* _Aim of the exercise_
From the listing below, extract every line containing "this".

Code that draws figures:
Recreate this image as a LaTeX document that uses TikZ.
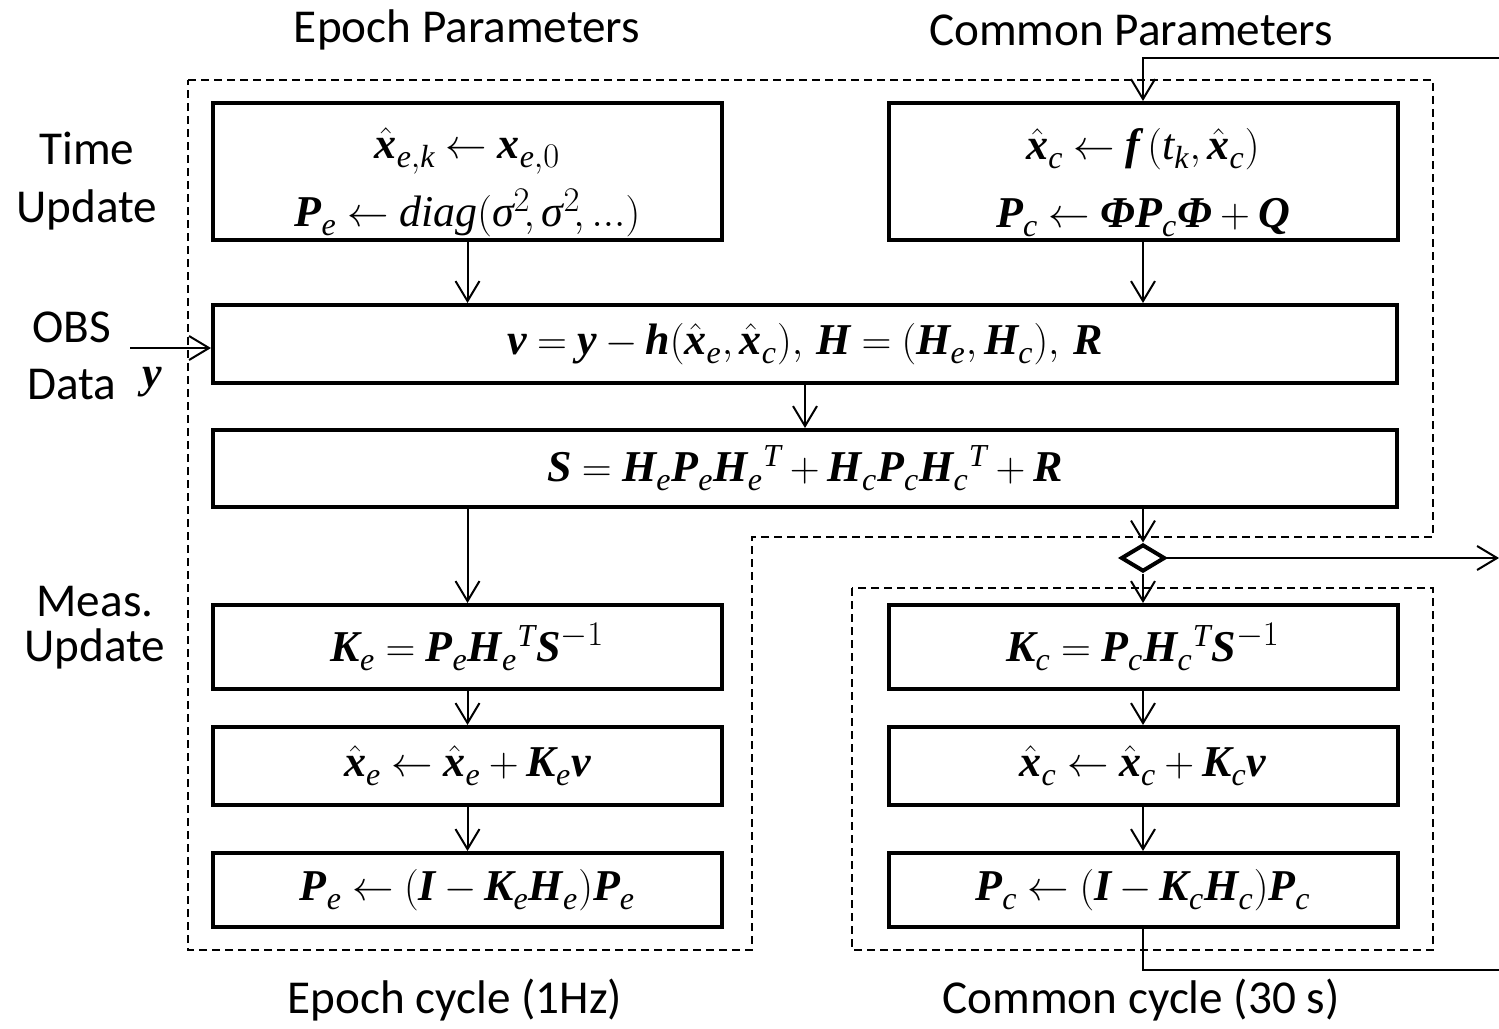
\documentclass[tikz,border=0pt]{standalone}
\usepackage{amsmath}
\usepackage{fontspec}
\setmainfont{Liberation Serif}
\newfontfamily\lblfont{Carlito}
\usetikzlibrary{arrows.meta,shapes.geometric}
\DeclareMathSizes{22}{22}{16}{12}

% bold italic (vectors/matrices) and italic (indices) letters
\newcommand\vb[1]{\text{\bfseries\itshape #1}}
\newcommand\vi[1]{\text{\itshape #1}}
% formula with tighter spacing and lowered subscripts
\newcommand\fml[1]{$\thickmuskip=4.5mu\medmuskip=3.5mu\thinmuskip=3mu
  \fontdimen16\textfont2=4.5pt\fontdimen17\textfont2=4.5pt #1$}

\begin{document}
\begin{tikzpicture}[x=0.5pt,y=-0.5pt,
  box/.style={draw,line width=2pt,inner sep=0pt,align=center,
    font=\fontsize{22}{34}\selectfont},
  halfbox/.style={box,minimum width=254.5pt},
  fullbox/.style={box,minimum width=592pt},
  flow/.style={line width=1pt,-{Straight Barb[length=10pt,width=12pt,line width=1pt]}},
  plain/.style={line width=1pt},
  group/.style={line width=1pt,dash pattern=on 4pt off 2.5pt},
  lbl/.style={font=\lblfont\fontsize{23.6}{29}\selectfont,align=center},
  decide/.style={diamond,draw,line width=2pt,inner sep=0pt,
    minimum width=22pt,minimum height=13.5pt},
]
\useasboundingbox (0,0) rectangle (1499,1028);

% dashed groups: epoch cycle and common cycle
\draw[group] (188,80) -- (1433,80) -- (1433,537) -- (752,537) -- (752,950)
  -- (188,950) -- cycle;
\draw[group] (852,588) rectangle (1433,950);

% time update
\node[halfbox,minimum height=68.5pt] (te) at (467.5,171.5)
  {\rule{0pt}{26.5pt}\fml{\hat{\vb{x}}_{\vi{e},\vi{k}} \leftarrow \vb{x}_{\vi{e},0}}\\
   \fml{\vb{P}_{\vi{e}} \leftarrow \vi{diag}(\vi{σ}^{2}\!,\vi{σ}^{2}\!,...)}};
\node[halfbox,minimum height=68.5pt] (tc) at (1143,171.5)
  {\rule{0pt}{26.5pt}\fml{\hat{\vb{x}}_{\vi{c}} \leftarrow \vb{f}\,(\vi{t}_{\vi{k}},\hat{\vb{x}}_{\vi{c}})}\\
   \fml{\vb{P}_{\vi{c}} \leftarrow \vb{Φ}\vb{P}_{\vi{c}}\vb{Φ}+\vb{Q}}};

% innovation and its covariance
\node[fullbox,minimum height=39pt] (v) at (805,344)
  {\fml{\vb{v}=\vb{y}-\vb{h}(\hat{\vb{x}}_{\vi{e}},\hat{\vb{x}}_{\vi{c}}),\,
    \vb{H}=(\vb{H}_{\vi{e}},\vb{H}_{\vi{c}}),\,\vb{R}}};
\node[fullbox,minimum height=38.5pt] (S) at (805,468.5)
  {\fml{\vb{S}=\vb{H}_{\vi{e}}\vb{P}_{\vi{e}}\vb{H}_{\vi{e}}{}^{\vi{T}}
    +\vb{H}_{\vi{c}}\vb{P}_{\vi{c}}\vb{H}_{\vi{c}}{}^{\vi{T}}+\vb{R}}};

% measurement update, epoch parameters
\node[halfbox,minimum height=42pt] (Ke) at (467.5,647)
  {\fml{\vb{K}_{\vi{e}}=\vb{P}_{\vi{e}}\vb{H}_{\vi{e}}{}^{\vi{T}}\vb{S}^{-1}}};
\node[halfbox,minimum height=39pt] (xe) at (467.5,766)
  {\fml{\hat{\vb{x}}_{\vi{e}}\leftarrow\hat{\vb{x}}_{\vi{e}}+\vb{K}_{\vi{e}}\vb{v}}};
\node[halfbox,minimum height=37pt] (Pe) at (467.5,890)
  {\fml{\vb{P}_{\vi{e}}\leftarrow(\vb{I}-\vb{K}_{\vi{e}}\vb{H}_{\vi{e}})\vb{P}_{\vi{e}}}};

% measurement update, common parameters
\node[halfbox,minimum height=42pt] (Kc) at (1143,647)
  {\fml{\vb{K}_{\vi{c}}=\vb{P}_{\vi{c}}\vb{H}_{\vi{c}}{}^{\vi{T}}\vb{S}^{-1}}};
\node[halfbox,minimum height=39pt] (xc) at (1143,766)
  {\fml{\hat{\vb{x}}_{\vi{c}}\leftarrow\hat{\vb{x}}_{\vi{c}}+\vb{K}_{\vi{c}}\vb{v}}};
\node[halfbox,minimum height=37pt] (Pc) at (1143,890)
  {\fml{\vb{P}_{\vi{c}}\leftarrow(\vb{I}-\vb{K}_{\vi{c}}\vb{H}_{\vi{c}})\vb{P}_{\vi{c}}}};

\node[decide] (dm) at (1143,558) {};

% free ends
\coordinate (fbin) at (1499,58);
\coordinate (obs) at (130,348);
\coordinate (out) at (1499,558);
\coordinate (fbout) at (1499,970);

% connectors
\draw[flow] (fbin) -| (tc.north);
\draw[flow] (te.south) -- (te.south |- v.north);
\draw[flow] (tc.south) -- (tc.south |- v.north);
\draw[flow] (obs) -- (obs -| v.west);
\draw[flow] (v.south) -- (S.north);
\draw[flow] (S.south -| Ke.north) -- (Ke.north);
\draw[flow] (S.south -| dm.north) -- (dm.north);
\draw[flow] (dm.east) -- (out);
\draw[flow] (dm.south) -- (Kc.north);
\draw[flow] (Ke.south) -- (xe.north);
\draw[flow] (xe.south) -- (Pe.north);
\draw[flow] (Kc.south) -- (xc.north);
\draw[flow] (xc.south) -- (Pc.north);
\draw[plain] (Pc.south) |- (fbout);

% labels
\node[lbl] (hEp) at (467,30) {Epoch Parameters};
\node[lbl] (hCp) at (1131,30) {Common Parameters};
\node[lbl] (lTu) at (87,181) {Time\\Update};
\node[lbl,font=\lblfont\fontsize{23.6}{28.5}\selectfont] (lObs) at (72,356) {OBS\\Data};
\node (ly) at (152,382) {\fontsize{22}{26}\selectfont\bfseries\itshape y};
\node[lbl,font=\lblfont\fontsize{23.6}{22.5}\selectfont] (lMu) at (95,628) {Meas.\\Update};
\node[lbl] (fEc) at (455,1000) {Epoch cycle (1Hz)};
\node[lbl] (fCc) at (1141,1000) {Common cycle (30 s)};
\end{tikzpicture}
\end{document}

* * *

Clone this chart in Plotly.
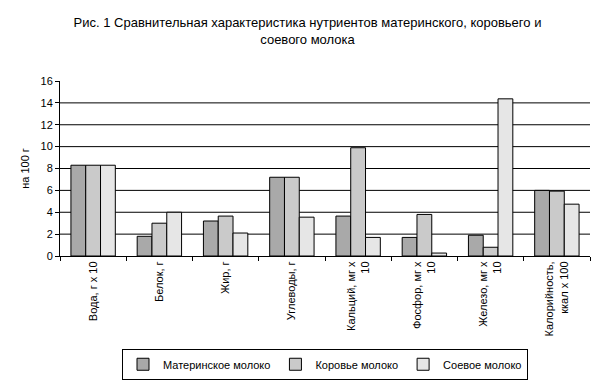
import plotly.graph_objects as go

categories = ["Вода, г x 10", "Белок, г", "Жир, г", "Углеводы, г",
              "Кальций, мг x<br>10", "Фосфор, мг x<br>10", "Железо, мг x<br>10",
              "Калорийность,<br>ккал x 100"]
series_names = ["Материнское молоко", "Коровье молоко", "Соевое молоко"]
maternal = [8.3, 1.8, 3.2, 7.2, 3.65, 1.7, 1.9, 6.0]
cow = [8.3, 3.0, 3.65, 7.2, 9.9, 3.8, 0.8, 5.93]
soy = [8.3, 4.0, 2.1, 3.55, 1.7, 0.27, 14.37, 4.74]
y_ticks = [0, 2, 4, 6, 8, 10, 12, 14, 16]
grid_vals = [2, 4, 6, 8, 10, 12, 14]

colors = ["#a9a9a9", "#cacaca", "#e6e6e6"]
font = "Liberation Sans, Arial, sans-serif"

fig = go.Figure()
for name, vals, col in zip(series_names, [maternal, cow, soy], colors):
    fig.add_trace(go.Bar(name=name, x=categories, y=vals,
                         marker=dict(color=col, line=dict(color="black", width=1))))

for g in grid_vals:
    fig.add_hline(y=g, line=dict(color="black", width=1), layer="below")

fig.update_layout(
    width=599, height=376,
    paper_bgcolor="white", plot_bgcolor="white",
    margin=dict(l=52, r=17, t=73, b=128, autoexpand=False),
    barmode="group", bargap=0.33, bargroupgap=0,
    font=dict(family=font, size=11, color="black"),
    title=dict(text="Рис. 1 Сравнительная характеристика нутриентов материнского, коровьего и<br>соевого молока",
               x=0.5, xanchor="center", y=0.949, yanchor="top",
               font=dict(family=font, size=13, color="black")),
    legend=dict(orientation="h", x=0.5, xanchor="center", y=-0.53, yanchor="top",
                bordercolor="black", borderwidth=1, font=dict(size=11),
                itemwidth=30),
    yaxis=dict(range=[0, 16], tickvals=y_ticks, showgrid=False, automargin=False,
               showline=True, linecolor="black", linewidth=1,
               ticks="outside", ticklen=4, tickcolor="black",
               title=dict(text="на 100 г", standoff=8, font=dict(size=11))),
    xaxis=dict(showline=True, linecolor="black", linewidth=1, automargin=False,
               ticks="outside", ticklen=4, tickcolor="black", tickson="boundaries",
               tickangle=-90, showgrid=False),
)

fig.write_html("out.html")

...

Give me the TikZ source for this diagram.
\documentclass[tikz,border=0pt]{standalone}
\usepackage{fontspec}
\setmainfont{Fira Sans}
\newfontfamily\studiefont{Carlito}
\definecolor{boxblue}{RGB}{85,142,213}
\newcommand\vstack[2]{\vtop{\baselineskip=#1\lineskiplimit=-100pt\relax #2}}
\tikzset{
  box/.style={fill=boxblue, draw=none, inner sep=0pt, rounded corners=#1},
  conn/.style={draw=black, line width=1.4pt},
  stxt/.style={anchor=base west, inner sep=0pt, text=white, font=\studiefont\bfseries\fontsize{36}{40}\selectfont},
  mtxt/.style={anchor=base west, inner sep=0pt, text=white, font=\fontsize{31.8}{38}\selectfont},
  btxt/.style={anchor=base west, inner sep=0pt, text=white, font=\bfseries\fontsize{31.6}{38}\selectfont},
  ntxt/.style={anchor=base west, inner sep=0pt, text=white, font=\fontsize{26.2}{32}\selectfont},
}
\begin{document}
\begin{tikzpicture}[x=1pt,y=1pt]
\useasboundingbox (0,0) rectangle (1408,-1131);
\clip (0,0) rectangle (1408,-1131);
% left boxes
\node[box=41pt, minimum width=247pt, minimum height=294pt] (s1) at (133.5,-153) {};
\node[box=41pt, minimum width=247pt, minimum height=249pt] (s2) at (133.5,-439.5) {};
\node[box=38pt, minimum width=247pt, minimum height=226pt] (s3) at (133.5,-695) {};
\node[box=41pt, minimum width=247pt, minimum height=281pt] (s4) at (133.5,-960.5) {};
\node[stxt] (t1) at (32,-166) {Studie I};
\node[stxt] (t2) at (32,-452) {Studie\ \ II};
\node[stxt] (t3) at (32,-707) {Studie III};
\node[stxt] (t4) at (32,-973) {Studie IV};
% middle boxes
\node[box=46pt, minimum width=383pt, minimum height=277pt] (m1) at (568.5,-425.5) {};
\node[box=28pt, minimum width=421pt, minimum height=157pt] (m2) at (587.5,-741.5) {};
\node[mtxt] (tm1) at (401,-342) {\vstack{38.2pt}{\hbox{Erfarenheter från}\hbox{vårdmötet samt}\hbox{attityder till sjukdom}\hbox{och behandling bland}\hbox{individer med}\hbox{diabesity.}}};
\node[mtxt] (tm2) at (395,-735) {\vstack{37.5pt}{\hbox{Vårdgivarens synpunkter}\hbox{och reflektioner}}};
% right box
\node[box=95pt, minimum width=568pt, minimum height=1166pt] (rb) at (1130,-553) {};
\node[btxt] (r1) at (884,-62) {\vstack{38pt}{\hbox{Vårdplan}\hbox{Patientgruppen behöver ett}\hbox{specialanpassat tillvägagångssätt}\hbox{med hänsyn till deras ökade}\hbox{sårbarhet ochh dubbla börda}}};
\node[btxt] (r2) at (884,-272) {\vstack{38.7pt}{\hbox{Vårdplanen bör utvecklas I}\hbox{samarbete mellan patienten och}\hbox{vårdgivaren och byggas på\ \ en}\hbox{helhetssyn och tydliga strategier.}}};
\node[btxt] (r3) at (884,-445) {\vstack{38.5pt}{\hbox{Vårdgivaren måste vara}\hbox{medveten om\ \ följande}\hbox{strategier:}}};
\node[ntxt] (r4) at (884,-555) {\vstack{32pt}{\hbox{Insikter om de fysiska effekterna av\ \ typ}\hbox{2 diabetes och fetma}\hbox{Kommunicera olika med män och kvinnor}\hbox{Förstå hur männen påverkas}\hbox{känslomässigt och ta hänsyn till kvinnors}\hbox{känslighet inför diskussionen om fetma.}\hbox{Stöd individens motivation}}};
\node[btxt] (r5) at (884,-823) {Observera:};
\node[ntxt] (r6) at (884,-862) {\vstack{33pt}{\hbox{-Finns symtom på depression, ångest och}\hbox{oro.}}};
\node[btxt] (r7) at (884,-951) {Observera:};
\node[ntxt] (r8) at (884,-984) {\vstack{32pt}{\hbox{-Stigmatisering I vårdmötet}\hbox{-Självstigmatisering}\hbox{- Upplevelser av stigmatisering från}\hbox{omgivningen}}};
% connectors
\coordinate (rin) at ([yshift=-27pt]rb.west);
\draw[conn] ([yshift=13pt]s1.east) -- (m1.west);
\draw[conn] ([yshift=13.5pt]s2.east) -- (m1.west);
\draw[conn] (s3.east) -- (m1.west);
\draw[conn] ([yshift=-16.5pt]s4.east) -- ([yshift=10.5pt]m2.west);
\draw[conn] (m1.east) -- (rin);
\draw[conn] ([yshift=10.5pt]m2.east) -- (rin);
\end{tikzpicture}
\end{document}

* _Complete answer_
Recreate this image as a LaTeX document that uses TikZ.
Clone this chart in Plotly.
Give me the TikZ source for this diagram.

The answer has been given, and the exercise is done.